Обычно пишут о себе или о родителях. Я решил написать о жене. Все имена и фамилии подлинные, за исключением одного случая, указанного в тексте.

Первая работа

Григорий Писаревский

Во второй половине шестидесятых годов моя будущая жена Римма, в то время ещё девчонка восемнадцати лет, нашла свою первую работу. Дело было в Харькове. Римма провалилась на экзаменах в ИНЖЕК, инженерно-экономический институт, семья жила небогато и надо было начинать зарабатывать. Римма росла без отца, который, будучи инвалидом войны, умер, когда ей было четыре года. Нужных знакомств и связей у её матери, женщины совсем простой, не было вовсе. Идти на завод или в больницу не хотелось. Римма решила попробовать устроиться в какой-нибудь проектной организации. Великое множество их размещалось тогда в Харькове на каждом шагу, и почти в каждой имелись свободные места. Многие даже устанавливали у входа доску объявлений с приглашениями на работу, как правило низкооплачиваемую. Какой-нибудь знакомый рассказывал Римме или её матери, что где-то требуется лаборант. Иной раз кто-то якобы даже «говорил о ней с начальником отдела». Римма, привлекательная сероглазая шатенка, не имела еврейской внешности. Это весьма облегчало первую ступень контакта — как с начальниками подразделений, так и в отделах кадров. К сожалению, следующая ступень тут же вносила серьёзное препятствие, поскольку девичья фамилия Риммы — Гильман — ни у кого не вызывала энтузиазма. Бесплодные хождения по разного рода организациям длились несколько месяцев, пока не помог приятель её брата, продавец в магазине электроники, а значит, человек “нужный”. Римму взяли лаборантом в организацию под названием ПТП Укрэнергочермет (ПТП означало производственно-техническое предприятие).
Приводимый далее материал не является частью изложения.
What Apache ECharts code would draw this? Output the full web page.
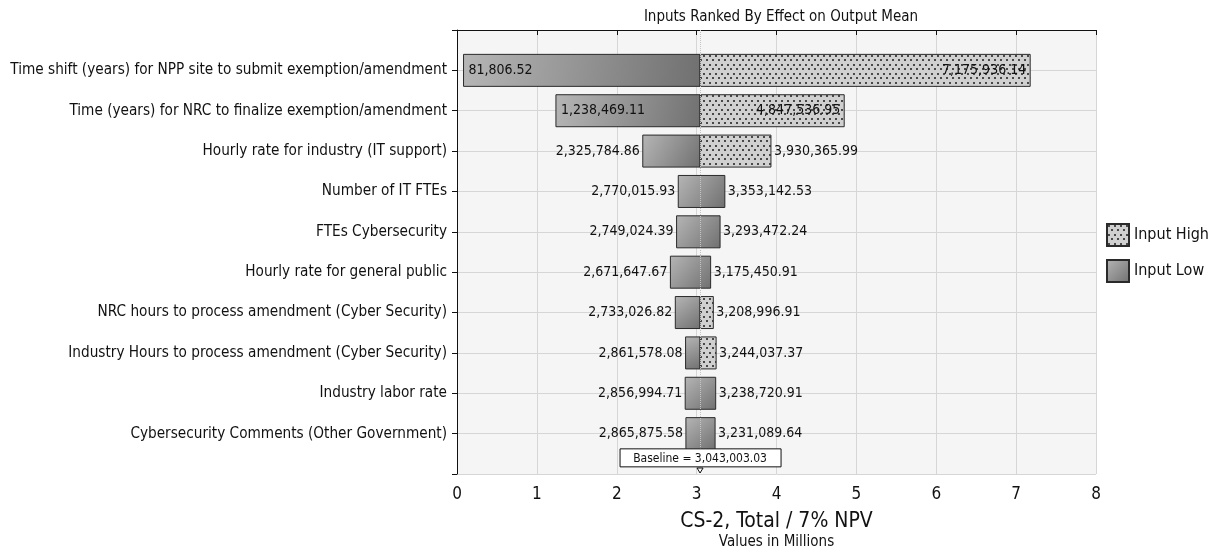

Это учреждение отличалось множеством приятных особенностей, или как говорят в Америке, бенефитов. Оно удобно размещалось практически в центре города, что для Риммы означало всего 15 минут на троллейбусе. Это была проектная организация с дополнительными функциями внедрения и технадзора, но называлась она “предприятие” и относилась к достаточно приоритетной отрасли тяжелой индустрии. В связи с этой деталью сотрудники ежемесячно получали 40% премии. Конечно, при условии выполнения плана, но проблем с этим никогда не было: многие сотрудники были опытными профессионалами высокого уровня. И ещё одно: по крайней мере треть, а то и больше работников были евреи. В те времена в Харькове вообще было очень много евреев среди технической интеллигенции, сотрудников бесчисленных НИИ, школьных учителей и преподавателей вузов. В вузы, однако, новых преподавателей с “5-й графой” уже практически не брали.[1] Впрочем, во многие НИИ и КБ, и, разумеется, в самые престижные из них если иногда и брали, то очень ограниченно, со скрипом, в основном по распределению после вузов. Ну и конечно, как всегда и везде, по большому блату.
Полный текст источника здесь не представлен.